>> begin GIVEN MATERIAL

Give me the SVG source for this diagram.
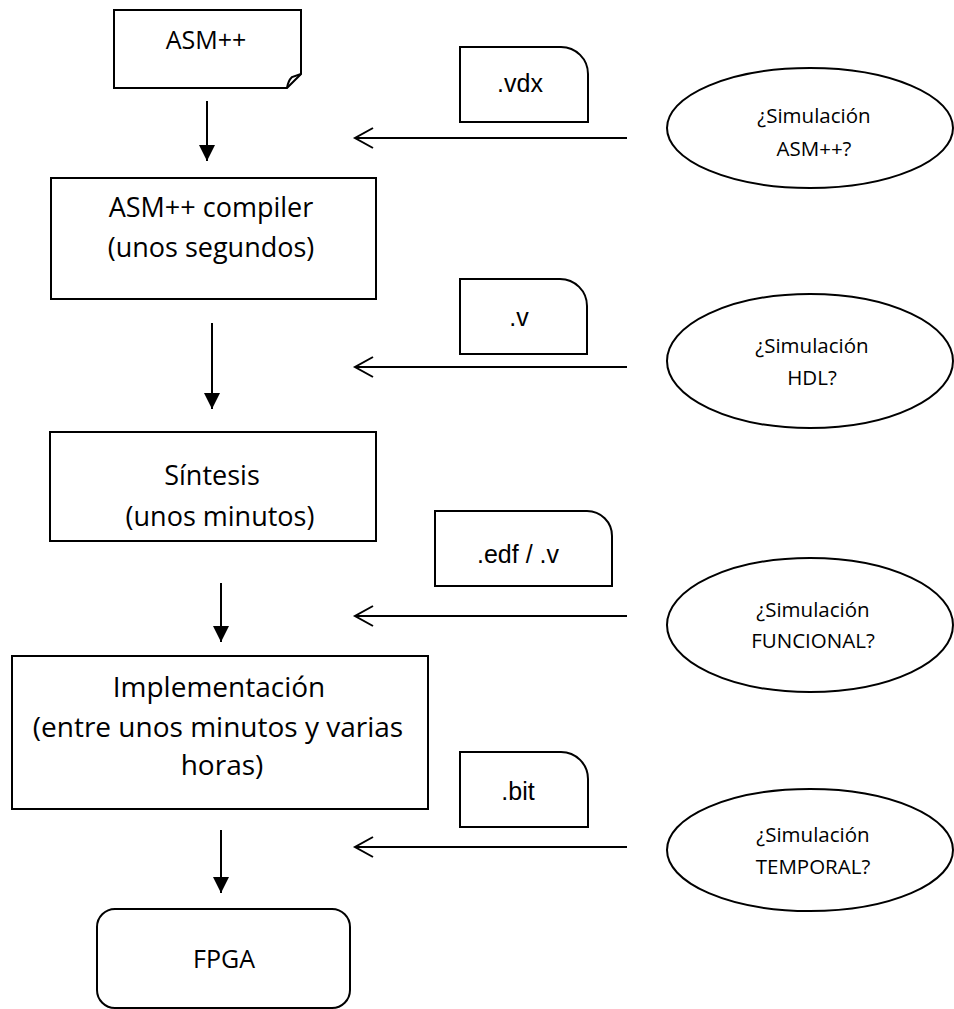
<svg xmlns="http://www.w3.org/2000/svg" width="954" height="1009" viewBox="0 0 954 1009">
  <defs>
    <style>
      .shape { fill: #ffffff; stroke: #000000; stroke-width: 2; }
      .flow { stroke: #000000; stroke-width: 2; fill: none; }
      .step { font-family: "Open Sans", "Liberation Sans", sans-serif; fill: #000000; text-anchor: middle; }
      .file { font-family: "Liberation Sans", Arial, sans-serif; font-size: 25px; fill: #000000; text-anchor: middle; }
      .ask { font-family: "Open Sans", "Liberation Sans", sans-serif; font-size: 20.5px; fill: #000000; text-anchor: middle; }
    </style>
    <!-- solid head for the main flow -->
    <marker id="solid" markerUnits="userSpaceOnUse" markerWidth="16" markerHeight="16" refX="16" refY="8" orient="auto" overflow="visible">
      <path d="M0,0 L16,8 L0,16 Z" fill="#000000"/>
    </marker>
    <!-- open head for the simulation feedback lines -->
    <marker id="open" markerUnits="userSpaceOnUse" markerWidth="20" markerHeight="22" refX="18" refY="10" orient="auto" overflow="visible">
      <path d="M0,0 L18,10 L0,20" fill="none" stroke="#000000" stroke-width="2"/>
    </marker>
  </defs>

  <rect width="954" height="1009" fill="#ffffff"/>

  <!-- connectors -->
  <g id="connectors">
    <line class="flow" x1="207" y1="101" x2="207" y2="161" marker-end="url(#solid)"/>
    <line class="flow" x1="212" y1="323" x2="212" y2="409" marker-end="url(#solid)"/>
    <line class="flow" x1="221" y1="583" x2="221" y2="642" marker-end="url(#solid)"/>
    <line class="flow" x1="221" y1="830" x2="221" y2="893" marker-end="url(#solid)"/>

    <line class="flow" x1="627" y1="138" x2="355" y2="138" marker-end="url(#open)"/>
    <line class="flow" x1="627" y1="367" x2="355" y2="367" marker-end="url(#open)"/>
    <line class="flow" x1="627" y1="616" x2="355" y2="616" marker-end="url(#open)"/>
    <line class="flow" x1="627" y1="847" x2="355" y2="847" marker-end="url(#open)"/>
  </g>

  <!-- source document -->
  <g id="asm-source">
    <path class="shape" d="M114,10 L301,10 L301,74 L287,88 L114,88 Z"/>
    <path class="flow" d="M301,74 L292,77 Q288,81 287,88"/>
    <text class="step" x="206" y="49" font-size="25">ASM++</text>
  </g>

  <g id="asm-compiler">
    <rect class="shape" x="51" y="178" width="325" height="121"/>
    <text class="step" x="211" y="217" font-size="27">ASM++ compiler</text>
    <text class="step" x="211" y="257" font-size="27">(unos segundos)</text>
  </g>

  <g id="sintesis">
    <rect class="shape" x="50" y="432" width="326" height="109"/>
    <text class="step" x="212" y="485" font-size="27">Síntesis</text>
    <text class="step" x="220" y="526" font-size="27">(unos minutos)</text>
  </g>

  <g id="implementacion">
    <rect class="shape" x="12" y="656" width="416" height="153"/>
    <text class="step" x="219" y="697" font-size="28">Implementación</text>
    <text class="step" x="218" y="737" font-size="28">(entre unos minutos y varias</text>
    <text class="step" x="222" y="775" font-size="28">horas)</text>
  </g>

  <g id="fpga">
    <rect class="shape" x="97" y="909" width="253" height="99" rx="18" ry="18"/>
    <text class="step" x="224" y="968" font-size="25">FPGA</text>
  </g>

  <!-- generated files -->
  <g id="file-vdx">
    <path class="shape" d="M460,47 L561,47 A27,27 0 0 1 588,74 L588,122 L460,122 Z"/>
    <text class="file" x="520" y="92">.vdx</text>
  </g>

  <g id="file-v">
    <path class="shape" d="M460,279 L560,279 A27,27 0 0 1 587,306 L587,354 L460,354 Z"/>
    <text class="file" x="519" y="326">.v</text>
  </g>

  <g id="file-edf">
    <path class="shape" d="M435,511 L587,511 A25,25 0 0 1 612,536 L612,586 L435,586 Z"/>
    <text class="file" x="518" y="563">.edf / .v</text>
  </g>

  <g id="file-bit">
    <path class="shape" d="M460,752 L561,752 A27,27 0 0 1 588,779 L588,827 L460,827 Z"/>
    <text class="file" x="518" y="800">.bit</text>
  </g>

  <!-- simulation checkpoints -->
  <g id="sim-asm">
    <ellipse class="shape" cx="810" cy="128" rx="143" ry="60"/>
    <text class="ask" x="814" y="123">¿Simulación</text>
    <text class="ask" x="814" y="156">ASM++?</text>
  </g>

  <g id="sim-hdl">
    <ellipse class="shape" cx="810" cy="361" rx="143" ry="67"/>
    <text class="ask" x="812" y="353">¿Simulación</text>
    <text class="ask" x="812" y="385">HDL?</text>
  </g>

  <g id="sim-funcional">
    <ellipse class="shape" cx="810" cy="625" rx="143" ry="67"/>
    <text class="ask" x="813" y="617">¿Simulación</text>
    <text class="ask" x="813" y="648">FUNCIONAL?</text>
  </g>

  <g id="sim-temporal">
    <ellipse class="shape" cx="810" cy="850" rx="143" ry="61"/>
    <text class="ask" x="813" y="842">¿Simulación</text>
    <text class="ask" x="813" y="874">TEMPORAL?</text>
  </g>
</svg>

>> end GIVEN MATERIAL

TASK INSTRUCTIONS ::
Leave out all pictures, then copy the remaining material exactly.

EXERCISE OUTPUT ::
Give me the SVG source for this diagram.
<svg xmlns="http://www.w3.org/2000/svg" width="954" height="1009" viewBox="0 0 954 1009">
  <defs>
    <style>
      .shape { fill: #ffffff; stroke: #000000; stroke-width: 2; }
      .flow { stroke: #000000; stroke-width: 2; fill: none; }
      .step { font-family: "Open Sans", "Liberation Sans", sans-serif; fill: #000000; text-anchor: middle; }
      .file { font-family: "Liberation Sans", Arial, sans-serif; font-size: 25px; fill: #000000; text-anchor: middle; }
      .ask { font-family: "Open Sans", "Liberation Sans", sans-serif; font-size: 20.5px; fill: #000000; text-anchor: middle; }
    </style>
    <!-- solid head for the main flow -->
    <marker id="solid" markerUnits="userSpaceOnUse" markerWidth="16" markerHeight="16" refX="16" refY="8" orient="auto" overflow="visible">
      <path d="M0,0 L16,8 L0,16 Z" fill="#000000"/>
    </marker>
    <!-- open head for the simulation feedback lines -->
    <marker id="open" markerUnits="userSpaceOnUse" markerWidth="20" markerHeight="22" refX="18" refY="10" orient="auto" overflow="visible">
      <path d="M0,0 L18,10 L0,20" fill="none" stroke="#000000" stroke-width="2"/>
    </marker>
  </defs>

  <rect width="954" height="1009" fill="#ffffff"/>

  <!-- connectors -->
  <g id="connectors">
    <line class="flow" x1="207" y1="101" x2="207" y2="161" marker-end="url(#solid)"/>
    <line class="flow" x1="212" y1="323" x2="212" y2="409" marker-end="url(#solid)"/>
    <line class="flow" x1="221" y1="583" x2="221" y2="642" marker-end="url(#solid)"/>
    <line class="flow" x1="221" y1="830" x2="221" y2="893" marker-end="url(#solid)"/>

    <line class="flow" x1="627" y1="138" x2="355" y2="138" marker-end="url(#open)"/>
    <line class="flow" x1="627" y1="367" x2="355" y2="367" marker-end="url(#open)"/>
    <line class="flow" x1="627" y1="616" x2="355" y2="616" marker-end="url(#open)"/>
    <line class="flow" x1="627" y1="847" x2="355" y2="847" marker-end="url(#open)"/>
  </g>

  <!-- source document -->
  <g id="asm-source">
    <path class="shape" d="M114,10 L301,10 L301,74 L287,88 L114,88 Z"/>
    <path class="flow" d="M301,74 L292,77 Q288,81 287,88"/>
    <text class="step" x="206" y="49" font-size="25">ASM++</text>
  </g>

  <g id="asm-compiler">
    <rect class="shape" x="51" y="178" width="325" height="121"/>
    <text class="step" x="211" y="217" font-size="27">ASM++ compiler</text>
    <text class="step" x="211" y="257" font-size="27">(unos segundos)</text>
  </g>

  <g id="sintesis">
    <rect class="shape" x="50" y="432" width="326" height="109"/>
    <text class="step" x="212" y="485" font-size="27">Síntesis</text>
    <text class="step" x="220" y="526" font-size="27">(unos minutos)</text>
  </g>

  <g id="implementacion">
    <rect class="shape" x="12" y="656" width="416" height="153"/>
    <text class="step" x="219" y="697" font-size="28">Implementación</text>
    <text class="step" x="218" y="737" font-size="28">(entre unos minutos y varias</text>
    <text class="step" x="222" y="775" font-size="28">horas)</text>
  </g>

  <g id="fpga">
    <rect class="shape" x="97" y="909" width="253" height="99" rx="18" ry="18"/>
    <text class="step" x="224" y="968" font-size="25">FPGA</text>
  </g>

  <!-- generated files -->
  <g id="file-vdx">
    <path class="shape" d="M460,47 L561,47 A27,27 0 0 1 588,74 L588,122 L460,122 Z"/>
    <text class="file" x="520" y="92">.vdx</text>
  </g>

  <g id="file-v">
    <path class="shape" d="M460,279 L560,279 A27,27 0 0 1 587,306 L587,354 L460,354 Z"/>
    <text class="file" x="519" y="326">.v</text>
  </g>

  <g id="file-edf">
    <path class="shape" d="M435,511 L587,511 A25,25 0 0 1 612,536 L612,586 L435,586 Z"/>
    <text class="file" x="518" y="563">.edf / .v</text>
  </g>

  <g id="file-bit">
    <path class="shape" d="M460,752 L561,752 A27,27 0 0 1 588,779 L588,827 L460,827 Z"/>
    <text class="file" x="518" y="800">.bit</text>
  </g>

  <!-- simulation checkpoints -->
  <g id="sim-asm">
    <ellipse class="shape" cx="810" cy="128" rx="143" ry="60"/>
    <text class="ask" x="814" y="123">¿Simulación</text>
    <text class="ask" x="814" y="156">ASM++?</text>
  </g>

  <g id="sim-hdl">
    <ellipse class="shape" cx="810" cy="361" rx="143" ry="67"/>
    <text class="ask" x="812" y="353">¿Simulación</text>
    <text class="ask" x="812" y="385">HDL?</text>
  </g>

  <g id="sim-funcional">
    <ellipse class="shape" cx="810" cy="625" rx="143" ry="67"/>
    <text class="ask" x="813" y="617">¿Simulación</text>
    <text class="ask" x="813" y="648">FUNCIONAL?</text>
  </g>

  <g id="sim-temporal">
    <ellipse class="shape" cx="810" cy="850" rx="143" ry="61"/>
    <text class="ask" x="813" y="842">¿Simulación</text>
    <text class="ask" x="813" y="874">TEMPORAL?</text>
  </g>
</svg>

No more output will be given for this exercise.